Welcome to my Blog

I was the Head of Policy and Public Affairs at UNISON Scotland until my retirement in September 2018. I now work on several policy development projects, so all views are very definitely my own. You can also follow me on Twitter. I hope you find this blog interesting and I would welcome your comments.

Wednesday, 30 September 2020

Air Traffic Control in the Highlands and Islands.

The public procurement of cutting edge technology is risky at the best of times. For a small public sector airport company to embark on such a programme during a pandemic, which is devastating the airline industry, is very risky.

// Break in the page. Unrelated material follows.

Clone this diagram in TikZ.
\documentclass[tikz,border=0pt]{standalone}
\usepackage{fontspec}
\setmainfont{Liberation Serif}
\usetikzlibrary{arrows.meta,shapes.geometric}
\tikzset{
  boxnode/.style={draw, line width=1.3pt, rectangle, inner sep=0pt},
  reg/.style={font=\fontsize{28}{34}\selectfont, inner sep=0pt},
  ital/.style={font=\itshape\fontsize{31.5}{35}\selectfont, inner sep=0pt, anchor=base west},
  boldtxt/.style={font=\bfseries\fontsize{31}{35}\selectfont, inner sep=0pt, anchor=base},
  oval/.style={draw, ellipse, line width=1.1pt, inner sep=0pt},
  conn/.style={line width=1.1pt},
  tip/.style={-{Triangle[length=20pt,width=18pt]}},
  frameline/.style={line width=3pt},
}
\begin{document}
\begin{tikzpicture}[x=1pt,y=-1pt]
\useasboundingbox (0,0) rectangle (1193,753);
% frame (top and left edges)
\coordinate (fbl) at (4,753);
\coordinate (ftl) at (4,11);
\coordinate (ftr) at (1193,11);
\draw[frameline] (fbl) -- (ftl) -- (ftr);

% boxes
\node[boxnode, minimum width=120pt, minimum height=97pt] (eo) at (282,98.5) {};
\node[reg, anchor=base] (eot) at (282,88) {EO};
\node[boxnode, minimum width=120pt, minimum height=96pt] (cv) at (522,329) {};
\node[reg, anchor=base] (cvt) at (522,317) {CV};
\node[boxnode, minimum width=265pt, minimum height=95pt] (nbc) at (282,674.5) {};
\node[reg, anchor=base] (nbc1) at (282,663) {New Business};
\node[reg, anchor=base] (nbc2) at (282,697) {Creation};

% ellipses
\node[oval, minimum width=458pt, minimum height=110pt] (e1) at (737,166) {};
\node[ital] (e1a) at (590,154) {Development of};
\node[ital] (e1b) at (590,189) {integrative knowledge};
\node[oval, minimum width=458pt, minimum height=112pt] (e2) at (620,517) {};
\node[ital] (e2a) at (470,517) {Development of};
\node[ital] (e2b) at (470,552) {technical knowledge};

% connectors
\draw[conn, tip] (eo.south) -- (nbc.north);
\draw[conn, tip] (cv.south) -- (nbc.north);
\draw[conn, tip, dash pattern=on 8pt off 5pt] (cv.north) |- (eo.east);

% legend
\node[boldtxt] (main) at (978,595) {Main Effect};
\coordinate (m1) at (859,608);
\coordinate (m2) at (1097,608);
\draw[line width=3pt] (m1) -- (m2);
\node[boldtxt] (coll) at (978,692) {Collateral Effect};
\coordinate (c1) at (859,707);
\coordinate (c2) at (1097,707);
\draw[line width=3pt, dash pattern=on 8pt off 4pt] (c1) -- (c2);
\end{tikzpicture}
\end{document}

Highlands and Islands Airports Limited (HIAL) are planning to radically change their Air Traffic Management System (ATMS), removing Air Traffic Control operations from several airports in the Highlands and Islands and centralising them in Inverness. Instead of having air traffic controllers on-site, they will be based in Inverness relying on communications technology to manage aeroplane movements.

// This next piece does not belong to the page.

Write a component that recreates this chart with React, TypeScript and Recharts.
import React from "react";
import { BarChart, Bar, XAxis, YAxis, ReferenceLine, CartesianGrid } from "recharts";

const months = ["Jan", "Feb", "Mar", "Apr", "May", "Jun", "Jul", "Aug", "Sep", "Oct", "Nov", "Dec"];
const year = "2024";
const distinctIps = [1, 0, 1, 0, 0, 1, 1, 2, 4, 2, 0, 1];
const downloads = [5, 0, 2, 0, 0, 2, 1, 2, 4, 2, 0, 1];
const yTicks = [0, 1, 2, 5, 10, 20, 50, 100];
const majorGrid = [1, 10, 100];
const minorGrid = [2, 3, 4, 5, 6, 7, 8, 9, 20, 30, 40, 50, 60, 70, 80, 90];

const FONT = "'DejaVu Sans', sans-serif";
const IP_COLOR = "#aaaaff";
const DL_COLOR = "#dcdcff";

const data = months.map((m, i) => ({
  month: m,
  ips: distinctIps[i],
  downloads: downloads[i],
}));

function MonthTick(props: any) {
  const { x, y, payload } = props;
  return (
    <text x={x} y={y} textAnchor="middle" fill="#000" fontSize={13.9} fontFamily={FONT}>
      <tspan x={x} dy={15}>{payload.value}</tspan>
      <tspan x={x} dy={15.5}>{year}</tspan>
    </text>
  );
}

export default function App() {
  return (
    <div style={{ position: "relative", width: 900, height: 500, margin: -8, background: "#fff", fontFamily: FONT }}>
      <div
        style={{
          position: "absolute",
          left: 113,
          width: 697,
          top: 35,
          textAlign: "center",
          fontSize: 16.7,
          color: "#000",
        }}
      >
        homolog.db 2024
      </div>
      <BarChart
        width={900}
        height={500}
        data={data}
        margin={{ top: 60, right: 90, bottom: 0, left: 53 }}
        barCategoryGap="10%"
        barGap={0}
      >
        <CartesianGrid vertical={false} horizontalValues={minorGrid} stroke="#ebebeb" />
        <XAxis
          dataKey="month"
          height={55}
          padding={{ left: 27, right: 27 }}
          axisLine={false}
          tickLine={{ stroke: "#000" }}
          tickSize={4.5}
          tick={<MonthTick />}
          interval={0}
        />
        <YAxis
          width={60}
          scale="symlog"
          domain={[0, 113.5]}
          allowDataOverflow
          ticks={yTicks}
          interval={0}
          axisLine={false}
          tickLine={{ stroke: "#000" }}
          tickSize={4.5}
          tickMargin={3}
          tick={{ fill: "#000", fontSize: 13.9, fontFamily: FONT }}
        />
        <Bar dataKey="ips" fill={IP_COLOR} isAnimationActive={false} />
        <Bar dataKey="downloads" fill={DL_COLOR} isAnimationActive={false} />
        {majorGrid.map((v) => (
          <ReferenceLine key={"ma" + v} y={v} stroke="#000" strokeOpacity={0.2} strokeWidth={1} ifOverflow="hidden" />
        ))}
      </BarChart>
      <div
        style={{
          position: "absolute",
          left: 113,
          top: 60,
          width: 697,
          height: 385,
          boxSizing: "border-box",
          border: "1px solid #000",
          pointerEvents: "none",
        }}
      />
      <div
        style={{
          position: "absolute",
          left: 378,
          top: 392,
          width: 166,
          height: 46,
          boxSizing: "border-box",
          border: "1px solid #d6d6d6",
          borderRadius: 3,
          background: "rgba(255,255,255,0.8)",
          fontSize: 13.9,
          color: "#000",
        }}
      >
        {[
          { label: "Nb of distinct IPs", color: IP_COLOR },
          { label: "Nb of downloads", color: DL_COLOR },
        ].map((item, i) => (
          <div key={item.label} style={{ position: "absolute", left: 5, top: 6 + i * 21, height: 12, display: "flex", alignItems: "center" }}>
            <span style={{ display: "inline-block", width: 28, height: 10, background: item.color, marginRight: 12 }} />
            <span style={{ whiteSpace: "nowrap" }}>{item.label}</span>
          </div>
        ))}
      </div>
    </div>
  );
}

I was commissioned by the trade union Prospect to undertake a procurement analysis of the proposal, which they have recently published


In this report, I draw attention to the many technology procurement failures in Scotland and the lessons that should be learned. These include sufficient capacity and capability, early stakeholder engagement, over-reliance on suppliers, avoiding optimism bias and cost creep. These are all identifiable concerns in the ATMS programme. 

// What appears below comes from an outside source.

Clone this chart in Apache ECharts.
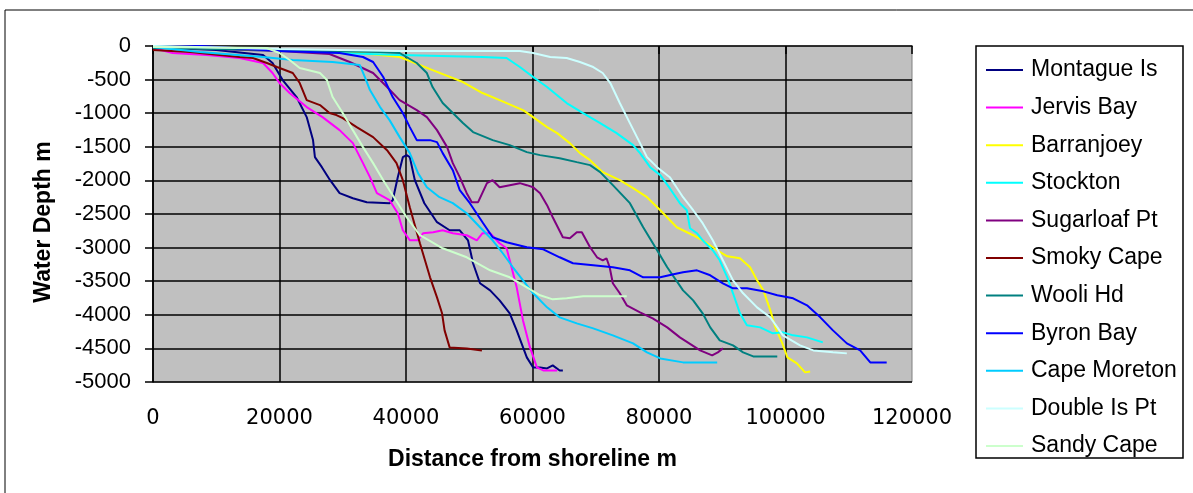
<!DOCTYPE html>
<html>
<head>
<meta charset="utf-8">
<script src="https://cdn.jsdelivr.net/npm/echarts@6/dist/echarts.min.js"></script>
<style>
  html, body { margin: 0; padding: 0; background: #fff; }
  #main { width: 1193px; height: 493px; }
</style>
</head>
<body>
<div id="main"></div>
<script>
var chartDom = document.getElementById('main');
var myChart = echarts.init(chartDom);
var option;

// profiles: [distance from shoreline (m), water depth (m)]
var montague = [[0,-20],[10000,-60],[17400,-134],[18900,-253],[20500,-507],[22700,-760],[24300,-1058],[25300,-1400],[25600,-1654],[26700,-1803],[28000,-1997],[29500,-2190],[31600,-2265],[33800,-2324],[37400,-2340],[37900,-2295],[38700,-1952],[39500,-1654],[40100,-1624],[40600,-1654],[41400,-1997],[42900,-2340],[44900,-2622],[46900,-2742],[48500,-2742],[49800,-2891],[50600,-3233],[51700,-3531],[53300,-3636],[54800,-3785],[56400,-3978],[57500,-4232],[59100,-4634],[60100,-4783],[61200,-4783],[62300,-4798],[63200,-4753],[64300,-4828],[64800,-4828]];
var jervis = [[0,-30],[3100,-104],[8500,-134],[13700,-179],[17400,-253],[18900,-402],[20000,-551],[21600,-700],[24300,-909],[26800,-1058],[29500,-1252],[31600,-1445],[33200,-1743],[34300,-1952],[35400,-2190],[37400,-2295],[38700,-2488],[39500,-2742],[40600,-2891],[41900,-2891],[42700,-2786],[44300,-2771],[45800,-2742],[47400,-2786],[49600,-2816],[51200,-2891],[52100,-2786],[53300,-2786],[54800,-2935],[55900,-3010],[56400,-3189],[57500,-3591],[58500,-4083],[59600,-4485],[60700,-4783],[61700,-4828],[63900,-4828]];
var barranjoey = [[0,-15],[20000,-60],[31100,-90],[39000,-164],[44200,-358],[49000,-536],[52100,-700],[54800,-805],[58500,-954],[60100,-1058],[62300,-1207],[63900,-1296],[65900,-1445],[67500,-1594],[69100,-1699],[71100,-1877],[73800,-1997],[75900,-2116],[78100,-2250],[80200,-2444],[82800,-2697],[85400,-2816],[87600,-2935],[89200,-3040],[90800,-3129],[92800,-3159],[94400,-3293],[95500,-3487],[96500,-3636],[97600,-3934],[98400,-4187],[99500,-4425],[100300,-4634],[101800,-4723],[103100,-4857],[103900,-4843]];
var stockton = [[0,0],[15300,-60],[39000,-134],[52100,-164],[55900,-179],[58000,-313],[60100,-462],[62300,-611],[65400,-849],[68000,-998],[70700,-1147],[73300,-1296],[75900,-1475],[77000,-1594],[78600,-1803],[80200,-1922],[81700,-2116],[83300,-2339],[84400,-2444],[84900,-2712],[86000,-2786],[86900,-2891],[88500,-3040],[89600,-3189],[90800,-3442],[91700,-3680],[92800,-3978],[93900,-4157],[96000,-4187],[98000,-4276],[99600,-4261],[101200,-4306],[103400,-4336],[105900,-4410]];
var sugarloaf = [[0,-15],[20000,-75],[27900,-119],[31100,-238],[34800,-402],[37000,-611],[39000,-805],[41700,-954],[43300,-1058],[44900,-1252],[46500,-1505],[47400,-1743],[48500,-1952],[49600,-2190],[50400,-2324],[51400,-2324],[52800,-2041],[53700,-1997],[54800,-2101],[56400,-2071],[58000,-2041],[59100,-2071],[60100,-2101],[61200,-2190],[62300,-2369],[63200,-2548],[64800,-2846],[65900,-2861],[67000,-2771],[67800,-2771],[69100,-2995],[70200,-3144],[71100,-3189],[71700,-3159],[72200,-3293],[72700,-3531],[73800,-3680],[74900,-3859],[77000,-3963],[79000,-4053],[81300,-4187],[83300,-4336],[86500,-4530],[88400,-4604],[89300,-4559],[90100,-4500]];
var smoky = [[0,-60],[5800,-90],[13700,-164],[15800,-179],[18000,-253],[19600,-313],[22100,-402],[23200,-551],[24300,-805],[26400,-879],[27900,-998],[29000,-1028],[30000,-1073],[32200,-1207],[34800,-1356],[37000,-1550],[38500,-1743],[39500,-1997],[40600,-2399],[42200,-2935],[43800,-3442],[44900,-3740],[45700,-3978],[46100,-4232],[46900,-4485],[49600,-4500],[52000,-4530]];
var wooli = [[0,-30],[20000,-60],[35900,-90],[39000,-104],[41700,-253],[43300,-402],[44200,-611],[45800,-849],[47400,-998],[49000,-1147],[50600,-1281],[53700,-1401],[56400,-1475],[59100,-1579],[61200,-1624],[64300,-1669],[67000,-1728],[69100,-1773],[70700,-1877],[72700,-2071],[75400,-2339],[77500,-2697],[79700,-3040],[81300,-3293],[83800,-3636],[85400,-3785],[86900,-3978],[88100,-4187],[89600,-4381],[91700,-4455],[93300,-4559],[94900,-4619],[98700,-4619]];
var byron = [[0,-15],[7700,0],[20000,-75],[29500,-104],[33200,-164],[34800,-238],[36400,-462],[37900,-760],[39500,-998],[40600,-1207],[41700,-1401],[43800,-1401],[44900,-1430],[45800,-1594],[47400,-1848],[48500,-2146],[50100,-2339],[52200,-2637],[53700,-2846],[55900,-2920],[59100,-2995],[61700,-3025],[64300,-3144],[66400,-3233],[69600,-3263],[72700,-3293],[75400,-3338],[77500,-3442],[80200,-3442],[82300,-3397],[83800,-3367],[86000,-3338],[88100,-3412],[90100,-3531],[91700,-3606],[93900,-3606],[96500,-3651],[98700,-3710],[101200,-3755],[103400,-3859],[105500,-4038],[107500,-4232],[109700,-4425],[111800,-4530],[113400,-4708],[116000,-4708]];
var moreton = [[0,-15],[7400,-90],[17400,-164],[22100,-209],[28400,-238],[32700,-283],[33500,-462],[34300,-656],[35900,-909],[37400,-1103],[39000,-1356],[40600,-1594],[41900,-1892],[43300,-2101],[45300,-2250],[47400,-2339],[49600,-2488],[51700,-2697],[53700,-2891],[55300,-3084],[56900,-3293],[58500,-3487],[60100,-3680],[62300,-3889],[64300,-4038],[67000,-4127],[69600,-4202],[72700,-4306],[75900,-4425],[78100,-4559],[80200,-4649],[83800,-4708],[89200,-4708]];
var doubleIs = [[0,0],[20000,-45],[39000,-75],[58000,-75],[60100,-104],[62800,-164],[65400,-179],[67500,-238],[69600,-313],[71100,-402],[72300,-551],[73800,-849],[75400,-1147],[77000,-1445],[78100,-1654],[79700,-1803],[81700,-1952],[83800,-2250],[85400,-2444],[86900,-2637],[88500,-2891],[90100,-3189],[91700,-3487],[93300,-3680],[95500,-3889],[97600,-4038],[99600,-4306],[102300,-4455],[104400,-4530],[107500,-4559],[109700,-4574]];
var sandy = [[0,-15],[18000,-30],[20000,-104],[21600,-209],[23200,-328],[26400,-402],[27500,-507],[28400,-760],[30000,-998],[31600,-1252],[33200,-1505],[34800,-1743],[36400,-1997],[37900,-2220],[40100,-2548],[42200,-2816],[45800,-3010],[49600,-3144],[53300,-3338],[56400,-3442],[59100,-3591],[61200,-3710],[63200,-3770],[65400,-3755],[68000,-3725],[70700,-3725],[74900,-3725]];

var seriesNames = ['Montague Is', 'Jervis Bay', 'Barranjoey', 'Stockton', 'Sugarloaf Pt', 'Smoky Cape', 'Wooli Hd', 'Byron Bay', 'Cape Moreton', 'Double Is Pt', 'Sandy Cape'];
var seriesData = [montague, jervis, barranjoey, stockton, sugarloaf, smoky, wooli, byron, moreton, doubleIs, sandy];
var colors = ['#000080', '#FF00FF', '#FFFF00', '#00FFFF', '#800080', '#800000', '#008080', '#0000FF', '#00CCFF', '#CCFFFF', '#CCFFCC'];

var series = seriesNames.map(function (name, i) {
  return {
    name: name,
    type: 'line',
    data: seriesData[i],
    symbol: 'none',
    showSymbol: false,
    animation: false,
    lineStyle: { width: 2, color: colors[i] },
    itemStyle: { color: colors[i] }
  };
});

function plain(v) { return String(v); }

option = {
  animation: false,
  backgroundColor: '#ffffff',
  color: colors,
  grid: {
    left: 153,
    right: 281,
    top: 46,
    bottom: 111,
    show: true,
    backgroundColor: '#C0C0C0',
    borderColor: '#808080',
    borderWidth: 1
  },
  legend: {
    orient: 'vertical',
    left: 986,
    top: 58,
    padding: 0,
    icon: 'rect',
    itemWidth: 37,
    itemHeight: 2,
    itemGap: 13.6,
    data: seriesNames,
    textStyle: {
      fontFamily: 'Liberation Sans',
      fontSize: 23,
      color: '#000',
      lineHeight: 24,
      padding: [0, 0, 0, 3]
    }
  },
  xAxis: {
    type: 'value',
    min: 0,
    max: 120000,
    interval: 20000,
    name: 'Distance from shoreline m',
    nameLocation: 'middle',
    nameGap: 66,
    nameTextStyle: { fontFamily: 'Liberation Sans', fontWeight: 'bold', fontSize: 23, color: '#000' },
    axisLine: { show: true, lineStyle: { color: '#000', width: 1.5 } },
    axisTick: { show: true, length: 8, lineStyle: { color: '#000', width: 1.5 } },
    axisLabel: { margin: 26, fontFamily: 'DejaVu Sans', fontSize: 21, color: '#000', formatter: plain },
    splitLine: { show: true, showMaxLine: false, lineStyle: { color: '#000', width: 1.5 } }
  },
  yAxis: {
    type: 'value',
    min: -5000,
    max: 0,
    interval: 500,
    name: 'Water Depth m',
    nameLocation: 'middle',
    nameRotate: 90,
    nameGap: 98,
    nameTextStyle: { fontFamily: 'Liberation Sans', fontWeight: 'bold', fontSize: 23, color: '#000', padding: [0, 16, 0, 0] },
    axisLine: { show: true, lineStyle: { color: '#000', width: 1.5 } },
    axisTick: { show: true, length: 8, lineStyle: { color: '#000', width: 1.5 } },
    axisLabel: { margin: 22, fontFamily: 'Liberation Sans', fontSize: 22, color: '#000', formatter: plain },
    splitLine: { show: true, showMaxLine: false, lineStyle: { color: '#000', width: 1.5 } }
  },
  graphic: [
    {
      type: 'rect',
      shape: { x: 5, y: 10, width: 1200, height: 500 },
      style: { fill: 'none', stroke: '#000', lineWidth: 1 },
      silent: true,
      z: -1
    },
    {
      type: 'rect',
      shape: { x: 976, y: 46, width: 207, height: 412 },
      style: { fill: 'none', stroke: '#000', lineWidth: 1.5 },
      silent: true,
      z: 0
    }
  ],
  series: series
};

option && myChart.setOption(option);
</script>
</body>
</html>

While there is significant interest worldwide in the use of Remote Towers to deliver air traffic control services, there is limited practical experience using multiple Remote Towers in the way proposed here. A range of concerns have been identified with the operation of Remote Towers including, the breakdown of data transmission systems, cyber-security, weather assessment, impact on human performance and managing the need for ratings for more than one tower in a single shift.

While the proposal will cost more, it will shift employment from fragile island communities, something that was supposed to be addressed by the Islands (S) Act. The programme will take at least £18m of economic benefit from island economies – a proportionate loss to the Glasgow economy would equate to the loss of some 800 jobs. HIAL has only recently appointed consultants to draft an islands assessment, a process which should be undertaken before decisions are made.

All the island local authorities oppose the ATMS programme. As they put it, “HIAL are putting their own priorities and dogma way above the needs of their customers and partners. Taxpayers money is being spent on a needless vanity project. It is utterly unacceptable in this day and age for a publicly funded body to behave in this high handed way’.

The ATMS programme was developed before the COVID-19 pandemic, which has had a massive impact on air travel with a 97% reduction in flights and an estimated £20 billion in lost revenue. Industry analysts all agree that a global recovery in air travel will take many years, if at all given behaviour changes. At the very least, such a significant difference in the operating environment needs to be the subject of a full, transparent, programme review. The Scottish Government should be rethinking their support for the project.